When he first signed on with Uri over a year ago, he thought it would be to just slip occasional intel out of Gideon, where he had been briefly employed. After he had stolen the black box, he knew that his time at Gideon was over though his trail had been covered. Uri offered him protection and a position heading up his finances. The monetary incentives were significant enough that Martin ignored where his further entanglements with Uri would lead. Now that his obligations leading up to the election were nearly completed, he was considering his options for survival. Though, with Uri rising to power in the Knesset, he knew the claws of servitude were about to dig deeper into his ever-yielding flesh.

  The muscular figure sitting in the passenger’s seat swiveled around, holding up the laptop and pointing to several green blips on the screen.
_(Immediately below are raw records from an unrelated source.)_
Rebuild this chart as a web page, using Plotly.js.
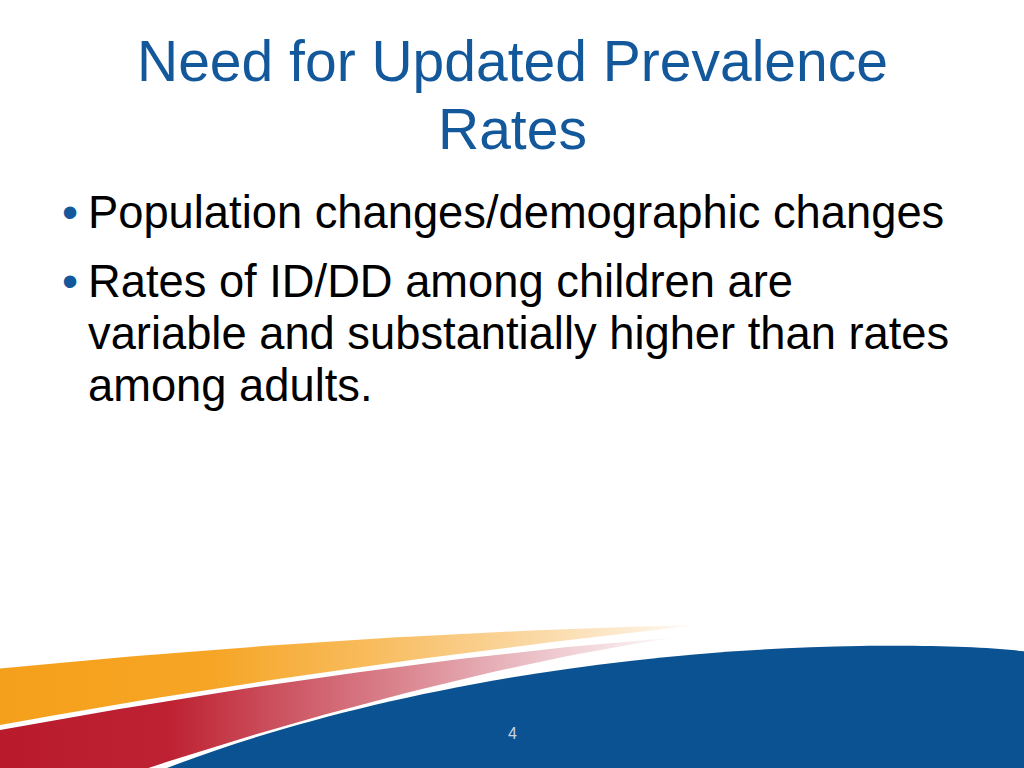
<!DOCTYPE html>
<html>
<head>
<meta charset="utf-8">
<script src="https://cdn.plot.ly/plotly-3.0.1.min.js"></script>
<style>html,body{margin:0;padding:0;background:#fff;}#chart{width:1024px;height:768px;}</style>
</head>
<body>
<div id="chart"></div>
<script>
// ---- slide content ----
const titleLines = ["Need for Updated Prevalence", "Rates"];
const bullets = [
  ["Population changes/demographic changes"],
  ["Rates of ID/DD among children are", "variable and substantially higher than rates", "among adults."]
];
const pageNumber = "4";

// ---- layout constants (pixel space: x 0..1024, y 0..768 downward) ----
const W = 1024, H = 768;
const titleY = [61, 129];
const bulletLineY = [[212], [281, 333, 385]];
const textX = 86, bulletX = 70;
const titleColor = "#14589C";
const blue = "#0A5291";

function bez(p0, p1, p2, p3, n) {
  const xs = [], ys = [];
  for (let i = 0; i <= n; i++) {
    const t = i / n, u = 1 - t;
    xs.push(u*u*u*p0[0] + 3*u*u*t*p1[0] + 3*u*t*t*p2[0] + t*t*t*p3[0]);
    ys.push(u*u*u*p0[1] + 3*u*u*t*p1[1] + 3*u*t*t*p2[1] + t*t*t*p3[1]);
  }
  return {x: xs, y: ys};
}
function band(top, bottom, corner) {
  const a = bez(...top, 60), b = bez(...bottom, 60);
  const x = a.x.concat(b.x.slice().reverse()), y = a.y.concat(b.y.slice().reverse());
  if (corner) { x.push(corner[0]); y.push(corner[1]); }
  return {x: x, y: y};
}

const orange = band(
  [[-5, 669], [230, 646], [470, 630], [700, 625]],
  [[-5, 726], [200, 688], [450, 652], [700, 625]]
);
const red = band(
  [[-5, 731], [220, 690], [450, 655], [680, 637]],
  [[40, 805], [300, 712], [540, 656], [680, 637]],
  [-5, 805]
);

const traces = [
  {
    x: orange.x, y: orange.y, type: "scatter", mode: "lines", fill: "toself",
    line: {width: 0, color: "rgba(0,0,0,0)"}, hoverinfo: "skip", showlegend: false,
    fillgradient: {type: "horizontal", start: 0, stop: 700,
      colorscale: [[0, "#F5A01B"], [0.3, "#F6A525"], [0.55, "#F8BE63"], [0.8, "#FBDDB0"], [0.93, "#FDF0DD"], [1, "#FFFFFF"]]}
  },
  {
    x: red.x, y: red.y, type: "scatter", mode: "lines", fill: "toself",
    line: {width: 0, color: "rgba(0,0,0,0)"}, hoverinfo: "skip", showlegend: false,
    fillgradient: {type: "horizontal", start: 0, stop: 680,
      colorscale: [[0, "#B91B2C"], [0.25, "#BE2232"], [0.4, "#CB4F5D"], [0.6, "#DB8892"], [0.78, "#EBC0C7"], [0.9, "#F5E1E5"], [1, "#FFFFFF"]]}
  }
];

const annotations = [];
titleLines.forEach((t, i) => annotations.push({
  x: W / 2, y: titleY[i], xref: "x", yref: "y", text: t, showarrow: false,
  xanchor: "center", yanchor: "middle",
  font: {family: "Liberation Sans, Arial, sans-serif", size: 57, color: titleColor}
}));
bullets.forEach((lines, bi) => {
  annotations.push({
    x: bulletX, y: bulletLineY[bi][0], xref: "x", yref: "y", text: "•", showarrow: false,
    xanchor: "center", yanchor: "middle",
    font: {family: "Liberation Sans, Arial, sans-serif", size: 46, color: titleColor}
  });
  lines.forEach((t, li) => annotations.push({
    x: textX, y: bulletLineY[bi][li], xref: "x", yref: "y", text: t, showarrow: false,
    xanchor: "left", yanchor: "middle",
    font: {family: "Liberation Sans, Arial, sans-serif", size: 45.3, color: "#000000"}
  }));
});
annotations.push({
  x: W / 2, y: 733, xref: "x", yref: "y", text: pageNumber, showarrow: false,
  xanchor: "center", yanchor: "middle",
  font: {family: "Liberation Sans, Arial, sans-serif", size: 16, color: "#C9D4E2"}
});

const layout = {
  width: W, height: H,
  margin: {l: 0, r: 0, t: 0, b: 0, pad: 0},
  paper_bgcolor: "#FFFFFF", plot_bgcolor: "#FFFFFF",
  xaxis: {range: [0, W], visible: false, fixedrange: true},
  yaxis: {range: [H, 0], visible: false, fixedrange: true},
  showlegend: false,
  shapes: [{
    type: "path", xref: "x", yref: "y", layer: "above",
    path: "M 140 800 L 167 768 C 330 705 580 650 860 646 C 950 645 1000 648 1040 653 L 1040 800 Z",
    fillcolor: blue, line: {width: 0}
  }],
  annotations: annotations
};

Plotly.newPlot("chart", traces, layout, {displayModeBar: false, staticPlot: true});
</script>
</body>
</html>
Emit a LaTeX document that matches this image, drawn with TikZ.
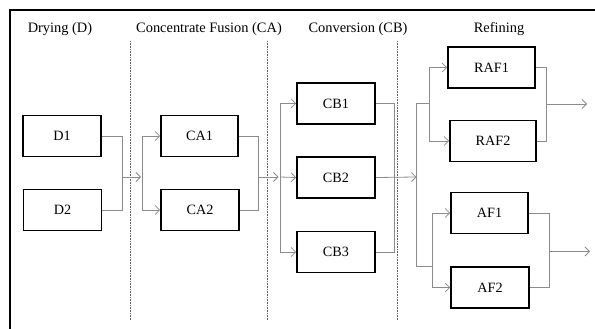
\documentclass[tikz,border=0pt]{standalone}
\usepackage{fontspec}
\setmainfont{Liberation Serif}
\usetikzlibrary{arrows.meta}
\begin{document}
\begin{tikzpicture}[x=1pt,y=-1pt,
  stage/.style={draw=black,line width=1.7pt,minimum height=41pt,inner sep=0pt,font=\fontsize{14.2}{16}\selectfont},
  head/.style={anchor=base,inner sep=0pt,font=\fontsize{14.4}{16}\selectfont},
  wire/.style={draw=black!45,line width=0.8pt},
  arr/.style={wire,-{Straight Barb[length=4.5pt,width=9pt,line width=0.8pt]}},
  sep/.style={draw=black!60,line width=0.9pt,dash pattern=on 0.8pt off 0.8pt}]
\useasboundingbox (0,0) rectangle (595,329);
% frame
\draw[line width=1.6pt] (10,329) -- (10,10) -- (595,10);
% headers
\node[head] (hD) at (60,33) {Drying (D)};
\node[head] (hCA) at (209,33) {Concentrate Fusion (CA)};
\node[head] (hCB) at (358,33) {Conversion (CB)};
\node[head] (hR) at (499,33) {Refining};
% separators
\draw[sep] (130.7,41) -- (130.7,320);
\draw[sep] (267.7,41) -- (267.7,320);
\draw[sep] (397.7,41) -- (397.7,320);
% boxes
\node[stage,minimum width=78pt] (D1) at (62,136) {D1};
\node[stage,minimum width=78pt] (D2) at (62.5,210) {D2};
\node[stage,minimum width=77pt] (CA1) at (199.5,136) {CA1};
\node[stage,minimum width=78pt] (CA2) at (200,210) {CA2};
\node[stage,minimum width=78pt] (CB1) at (336,103.5) {CB1};
\node[stage,minimum width=78pt] (CB2) at (336,177.5) {CB2};
\node[stage,minimum width=78pt] (CB3) at (336,252) {CB3};
\node[stage,minimum width=87pt] (RAF1) at (491.5,67.5) {RAF1};
\node[stage,minimum width=86pt] (RAF2) at (493,141) {RAF2};
\node[stage,minimum width=77pt] (AF1) at (489.5,213) {AF1};
\node[stage,minimum width=78pt] (AF2) at (490,287.5) {AF2};
% junction coordinates
\coordinate (j1) at (122,177);
\coordinate (f1) at (142,177);
\coordinate (j2) at (258,177);
\coordinate (f2) at (280,177);
\coordinate (j3) at (394,177);
\coordinate (f3) at (416.5,177);
\coordinate (r3) at (416.5,103);
\coordinate (a3) at (416.5,266.5);
\coordinate (rs) at (429,103);
\coordinate (as) at (432,266.5);
\coordinate (j4) at (546,104);
\coordinate (o1) at (587,104);
\coordinate (j5) at (549,251.5);
\coordinate (o2) at (590,251.5);
% drying -> CA
\draw[wire] (D1.east) -| (j1);
\draw[wire] (D2.east) -| (j1);
\draw[arr] (j1) -- ([xshift=-1pt]f1);
\draw[arr] (f1) |- (CA1.west);
\draw[arr] (f1) |- (CA2.west);
% CA -> CB
\draw[wire] (CA1.east) -| (j2);
\draw[wire] (CA2.east) -| (j2);
\draw[arr] (j2) -- ([xshift=-1.5pt]f2);
\draw[arr] (f2) |- (CB1.west);
\draw[arr] (f2) -- (CB2.west);
\draw[arr] (f2) |- (CB3.west);
% CB -> refining
\draw[wire] (CB1.east) -| (j3);
\draw[wire] (CB3.east) -| (j3);
\draw[arr] (CB2.east) -- (f3);
\draw[wire] (rs) -- (r3) -- (a3) -- (as);
\draw[arr] (rs) |- (RAF1.west);
\draw[arr] (rs) |- (RAF2.west);
\draw[arr] (as) |- (AF1.west);
\draw[arr] (as) |- (AF2.west);
% outputs
\draw[wire] (RAF1.east) -| (j4);
\draw[wire] (RAF2.east) -| (j4);
\draw[arr] (j4) -- (o1);
\draw[wire] (AF1.east) -| (j5);
\draw[wire] (AF2.east) -| (j5);
\draw[arr] (j5) -- (o2);
\end{tikzpicture}
\end{document}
  “Sir, we discovered that the bugs in the phones of the three Gideon members all went down around the same time, shortly after the Shin Bet released them.”

  “What location?”

  “They were spread out but all within about two square miles of one another.”
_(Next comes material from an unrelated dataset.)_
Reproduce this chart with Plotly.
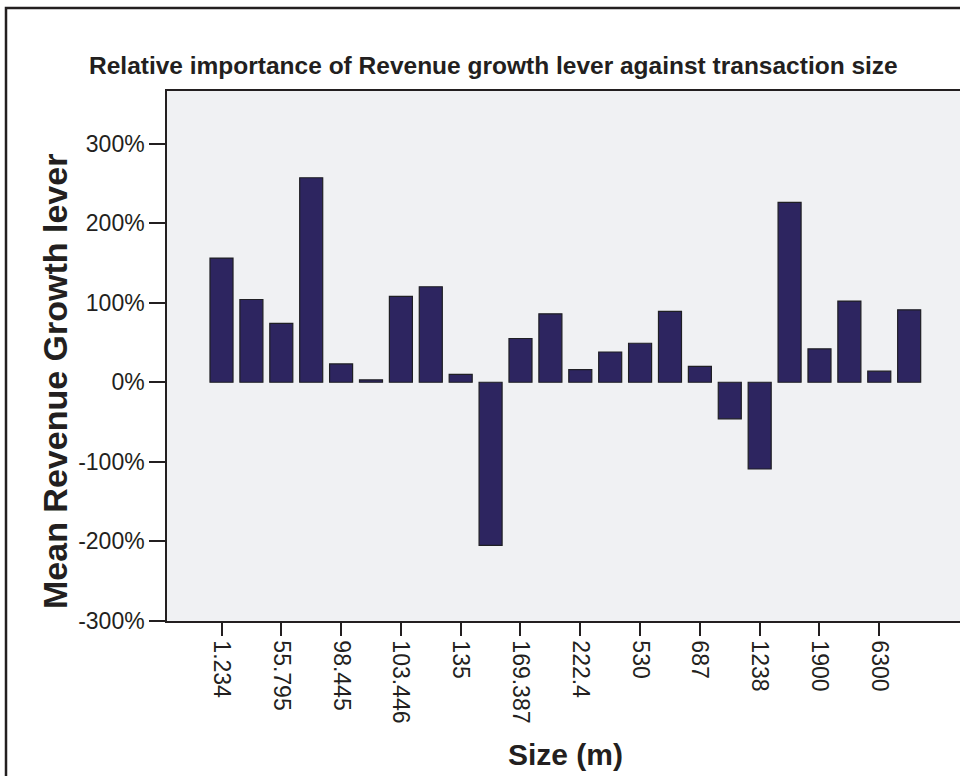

  “Triangulate those spots and see what apartment complexes, abandoned warehouses, and shuttered businesses show up within that zone. Any of those would be the types of places I’d consider for a safehouse. They will have had a secondary rendezvous point here in the city—find it.”

  While the man could be heard tapping on his laptop, Uri pored over the information gleaned from listening to Dev’s debriefing by Tamir back at Gideon. She hasn’t called me yet to ask for a favor with her predicament. I wonder, does she suspect I’m involved? What did Anatoly ever reveal to her about that mission in Africa? And how the hell is that slippery old fuck Victor involved in this? Dead, my ass. I should’ve known he had some hand in this. Did he discover the location of my diamond mining operation? Is that what he and Anatoly were doing working together?